Data extract
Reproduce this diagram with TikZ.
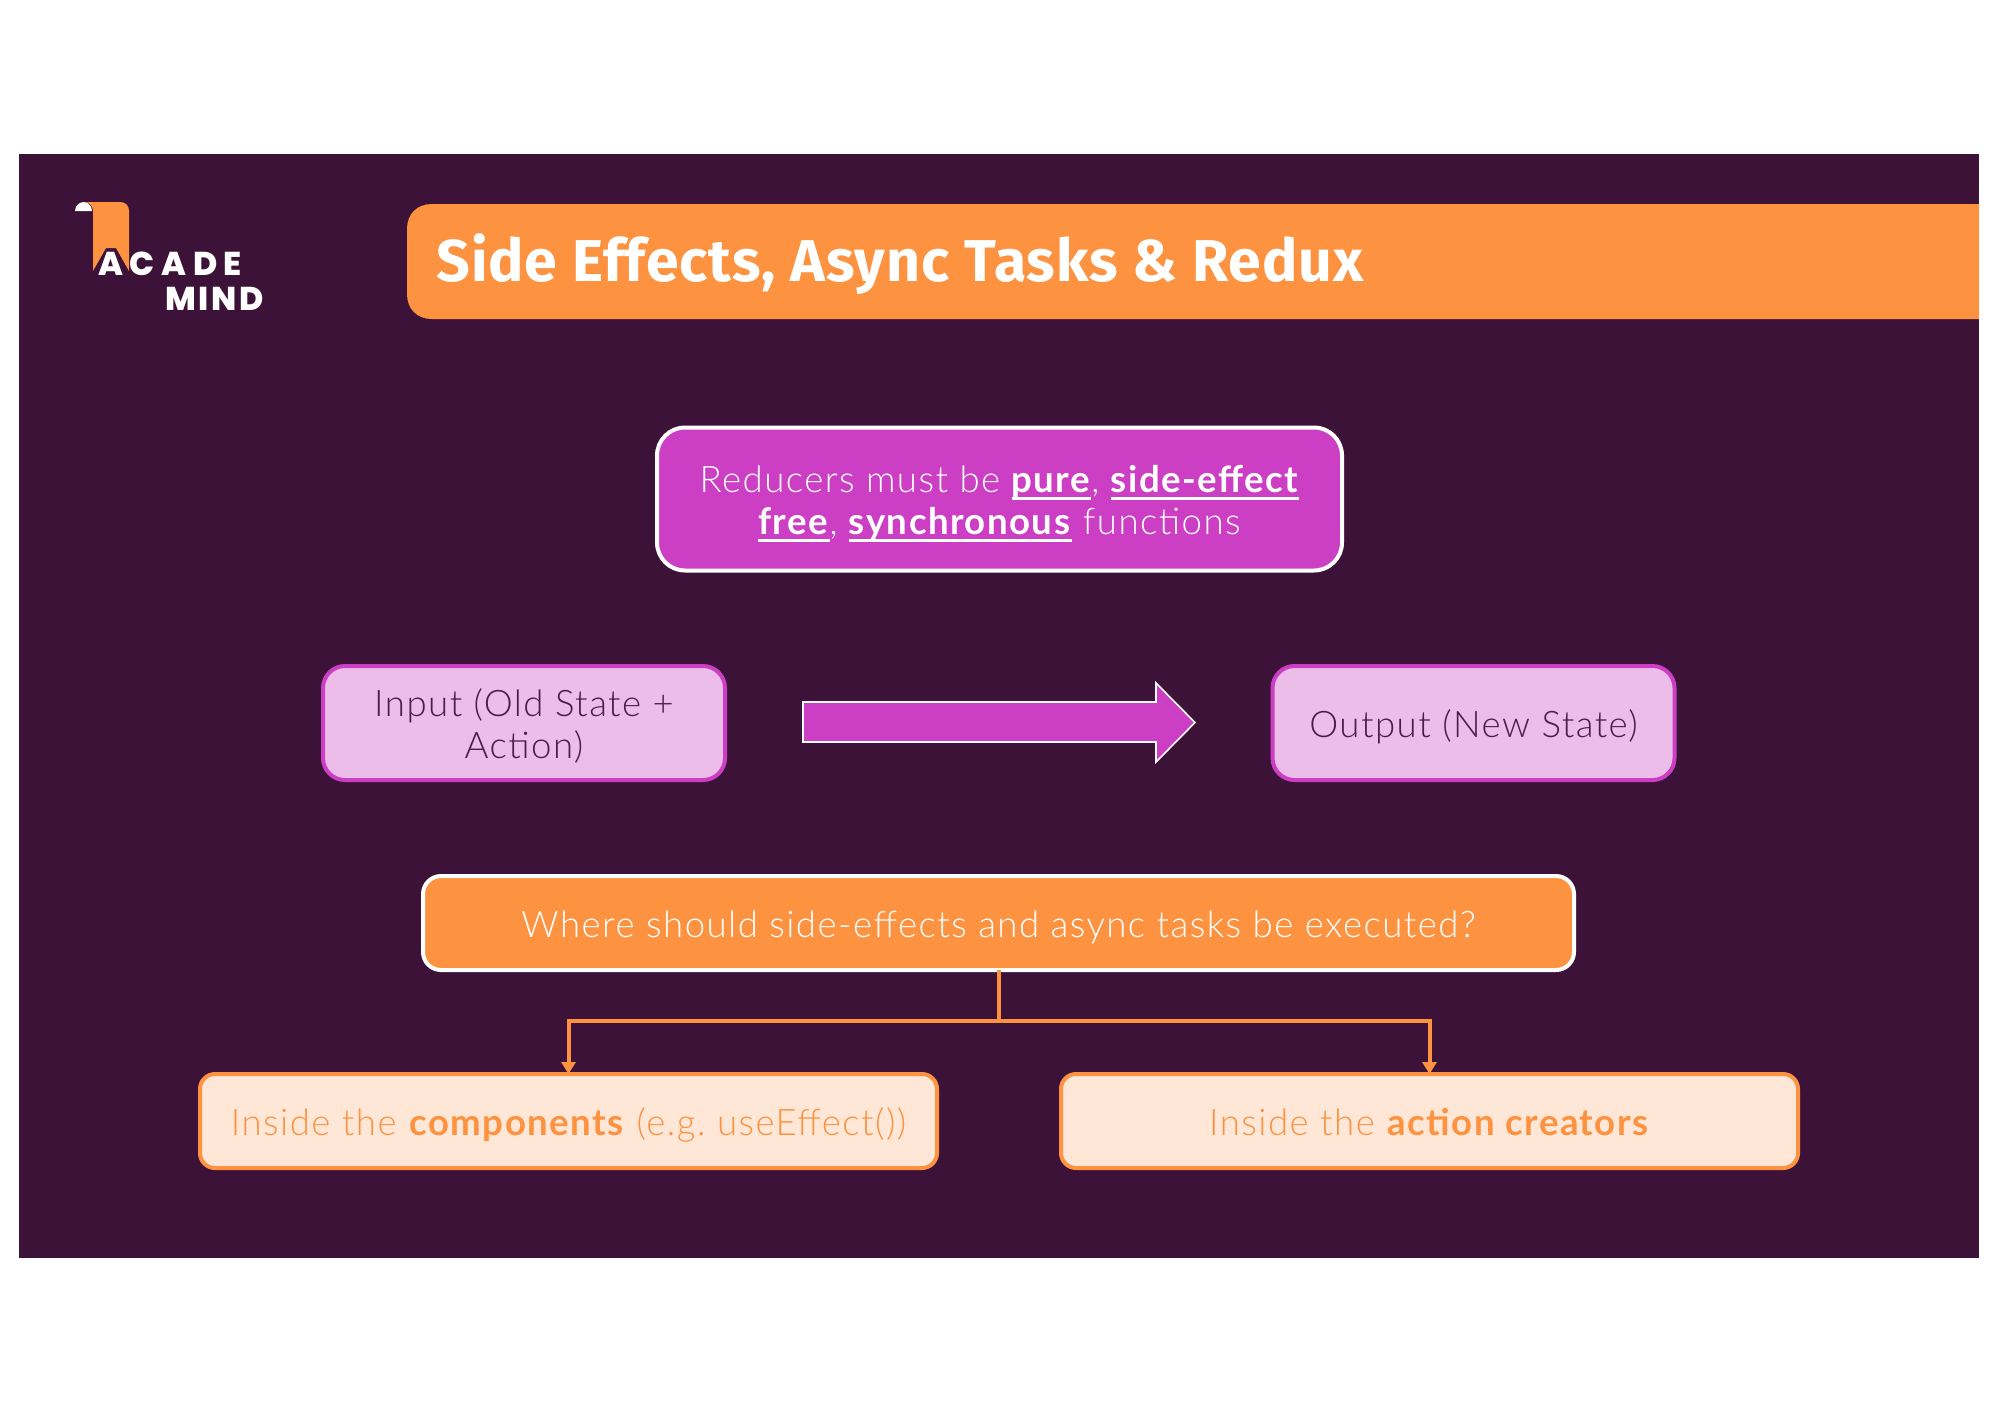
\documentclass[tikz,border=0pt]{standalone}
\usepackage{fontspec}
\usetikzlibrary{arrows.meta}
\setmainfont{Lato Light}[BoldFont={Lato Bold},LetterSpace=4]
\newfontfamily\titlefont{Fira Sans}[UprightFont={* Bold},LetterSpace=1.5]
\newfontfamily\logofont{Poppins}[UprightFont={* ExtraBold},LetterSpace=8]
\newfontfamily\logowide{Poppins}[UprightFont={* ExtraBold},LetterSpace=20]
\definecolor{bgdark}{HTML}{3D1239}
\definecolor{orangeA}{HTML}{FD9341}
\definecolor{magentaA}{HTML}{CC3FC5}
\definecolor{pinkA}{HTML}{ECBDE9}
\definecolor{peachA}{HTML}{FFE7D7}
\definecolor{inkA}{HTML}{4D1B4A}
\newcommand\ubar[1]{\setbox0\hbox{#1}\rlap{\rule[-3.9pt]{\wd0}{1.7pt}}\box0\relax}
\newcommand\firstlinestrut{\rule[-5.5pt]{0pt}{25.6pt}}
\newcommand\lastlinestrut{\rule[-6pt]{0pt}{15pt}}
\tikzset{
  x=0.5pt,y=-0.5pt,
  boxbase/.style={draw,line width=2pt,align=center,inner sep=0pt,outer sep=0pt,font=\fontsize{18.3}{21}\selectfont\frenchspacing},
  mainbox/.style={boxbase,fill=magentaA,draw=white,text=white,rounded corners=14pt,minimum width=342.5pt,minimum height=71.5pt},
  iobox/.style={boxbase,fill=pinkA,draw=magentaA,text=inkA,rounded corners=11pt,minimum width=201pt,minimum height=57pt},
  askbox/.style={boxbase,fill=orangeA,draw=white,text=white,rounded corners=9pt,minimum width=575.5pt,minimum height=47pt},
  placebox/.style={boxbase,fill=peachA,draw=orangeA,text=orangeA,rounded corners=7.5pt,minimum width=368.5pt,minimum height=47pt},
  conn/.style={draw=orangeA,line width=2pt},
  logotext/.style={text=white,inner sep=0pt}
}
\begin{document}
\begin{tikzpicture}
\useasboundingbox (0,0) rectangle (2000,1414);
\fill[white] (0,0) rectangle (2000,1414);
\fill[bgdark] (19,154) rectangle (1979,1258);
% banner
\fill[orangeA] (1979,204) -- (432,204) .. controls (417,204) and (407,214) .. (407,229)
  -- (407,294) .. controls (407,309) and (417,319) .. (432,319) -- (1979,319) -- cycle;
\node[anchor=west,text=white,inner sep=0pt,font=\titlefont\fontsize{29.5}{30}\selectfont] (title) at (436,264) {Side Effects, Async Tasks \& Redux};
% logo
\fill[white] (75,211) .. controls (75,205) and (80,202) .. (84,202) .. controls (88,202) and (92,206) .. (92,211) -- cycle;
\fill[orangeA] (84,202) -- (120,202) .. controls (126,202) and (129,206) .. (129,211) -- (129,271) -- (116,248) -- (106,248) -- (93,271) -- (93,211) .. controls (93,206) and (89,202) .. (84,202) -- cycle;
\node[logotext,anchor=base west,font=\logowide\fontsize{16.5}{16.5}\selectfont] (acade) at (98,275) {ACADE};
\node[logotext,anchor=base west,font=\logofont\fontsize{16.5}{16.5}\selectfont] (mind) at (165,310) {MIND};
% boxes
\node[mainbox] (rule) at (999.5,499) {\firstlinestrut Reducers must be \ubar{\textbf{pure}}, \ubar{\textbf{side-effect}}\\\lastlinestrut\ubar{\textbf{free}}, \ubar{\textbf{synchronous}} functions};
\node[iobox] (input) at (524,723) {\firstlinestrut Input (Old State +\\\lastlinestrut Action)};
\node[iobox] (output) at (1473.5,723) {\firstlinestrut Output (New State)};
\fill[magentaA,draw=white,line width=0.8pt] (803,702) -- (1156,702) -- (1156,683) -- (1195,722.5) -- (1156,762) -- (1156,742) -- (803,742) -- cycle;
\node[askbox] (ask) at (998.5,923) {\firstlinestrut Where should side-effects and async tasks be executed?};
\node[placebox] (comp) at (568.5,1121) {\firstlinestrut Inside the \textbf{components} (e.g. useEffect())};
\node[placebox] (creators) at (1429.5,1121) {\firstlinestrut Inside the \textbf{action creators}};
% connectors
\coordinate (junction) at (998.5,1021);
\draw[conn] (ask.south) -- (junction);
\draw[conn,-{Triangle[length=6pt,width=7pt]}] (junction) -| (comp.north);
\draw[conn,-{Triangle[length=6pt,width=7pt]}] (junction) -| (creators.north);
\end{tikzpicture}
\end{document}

Given exercise
Quote all the lines above exactly as given. Do not include the pictures.

Reply to the exercise
Reproduce this diagram with TikZ.
\documentclass[tikz,border=0pt]{standalone}
\usepackage{fontspec}
\usetikzlibrary{arrows.meta}
\setmainfont{Lato Light}[BoldFont={Lato Bold},LetterSpace=4]
\newfontfamily\titlefont{Fira Sans}[UprightFont={* Bold},LetterSpace=1.5]
\newfontfamily\logofont{Poppins}[UprightFont={* ExtraBold},LetterSpace=8]
\newfontfamily\logowide{Poppins}[UprightFont={* ExtraBold},LetterSpace=20]
\definecolor{bgdark}{HTML}{3D1239}
\definecolor{orangeA}{HTML}{FD9341}
\definecolor{magentaA}{HTML}{CC3FC5}
\definecolor{pinkA}{HTML}{ECBDE9}
\definecolor{peachA}{HTML}{FFE7D7}
\definecolor{inkA}{HTML}{4D1B4A}
\newcommand\ubar[1]{\setbox0\hbox{#1}\rlap{\rule[-3.9pt]{\wd0}{1.7pt}}\box0\relax}
\newcommand\firstlinestrut{\rule[-5.5pt]{0pt}{25.6pt}}
\newcommand\lastlinestrut{\rule[-6pt]{0pt}{15pt}}
\tikzset{
  x=0.5pt,y=-0.5pt,
  boxbase/.style={draw,line width=2pt,align=center,inner sep=0pt,outer sep=0pt,font=\fontsize{18.3}{21}\selectfont\frenchspacing},
  mainbox/.style={boxbase,fill=magentaA,draw=white,text=white,rounded corners=14pt,minimum width=342.5pt,minimum height=71.5pt},
  iobox/.style={boxbase,fill=pinkA,draw=magentaA,text=inkA,rounded corners=11pt,minimum width=201pt,minimum height=57pt},
  askbox/.style={boxbase,fill=orangeA,draw=white,text=white,rounded corners=9pt,minimum width=575.5pt,minimum height=47pt},
  placebox/.style={boxbase,fill=peachA,draw=orangeA,text=orangeA,rounded corners=7.5pt,minimum width=368.5pt,minimum height=47pt},
  conn/.style={draw=orangeA,line width=2pt},
  logotext/.style={text=white,inner sep=0pt}
}
\begin{document}
\begin{tikzpicture}
\useasboundingbox (0,0) rectangle (2000,1414);
\fill[white] (0,0) rectangle (2000,1414);
\fill[bgdark] (19,154) rectangle (1979,1258);
% banner
\fill[orangeA] (1979,204) -- (432,204) .. controls (417,204) and (407,214) .. (407,229)
  -- (407,294) .. controls (407,309) and (417,319) .. (432,319) -- (1979,319) -- cycle;
\node[anchor=west,text=white,inner sep=0pt,font=\titlefont\fontsize{29.5}{30}\selectfont] (title) at (436,264) {Side Effects, Async Tasks \& Redux};
% logo
\fill[white] (75,211) .. controls (75,205) and (80,202) .. (84,202) .. controls (88,202) and (92,206) .. (92,211) -- cycle;
\fill[orangeA] (84,202) -- (120,202) .. controls (126,202) and (129,206) .. (129,211) -- (129,271) -- (116,248) -- (106,248) -- (93,271) -- (93,211) .. controls (93,206) and (89,202) .. (84,202) -- cycle;
\node[logotext,anchor=base west,font=\logowide\fontsize{16.5}{16.5}\selectfont] (acade) at (98,275) {ACADE};
\node[logotext,anchor=base west,font=\logofont\fontsize{16.5}{16.5}\selectfont] (mind) at (165,310) {MIND};
% boxes
\node[mainbox] (rule) at (999.5,499) {\firstlinestrut Reducers must be \ubar{\textbf{pure}}, \ubar{\textbf{side-effect}}\\\lastlinestrut\ubar{\textbf{free}}, \ubar{\textbf{synchronous}} functions};
\node[iobox] (input) at (524,723) {\firstlinestrut Input (Old State +\\\lastlinestrut Action)};
\node[iobox] (output) at (1473.5,723) {\firstlinestrut Output (New State)};
\fill[magentaA,draw=white,line width=0.8pt] (803,702) -- (1156,702) -- (1156,683) -- (1195,722.5) -- (1156,762) -- (1156,742) -- (803,742) -- cycle;
\node[askbox] (ask) at (998.5,923) {\firstlinestrut Where should side-effects and async tasks be executed?};
\node[placebox] (comp) at (568.5,1121) {\firstlinestrut Inside the \textbf{components} (e.g. useEffect())};
\node[placebox] (creators) at (1429.5,1121) {\firstlinestrut Inside the \textbf{action creators}};
% connectors
\coordinate (junction) at (998.5,1021);
\draw[conn] (ask.south) -- (junction);
\draw[conn,-{Triangle[length=6pt,width=7pt]}] (junction) -| (comp.north);
\draw[conn,-{Triangle[length=6pt,width=7pt]}] (junction) -| (creators.north);
\end{tikzpicture}
\end{document}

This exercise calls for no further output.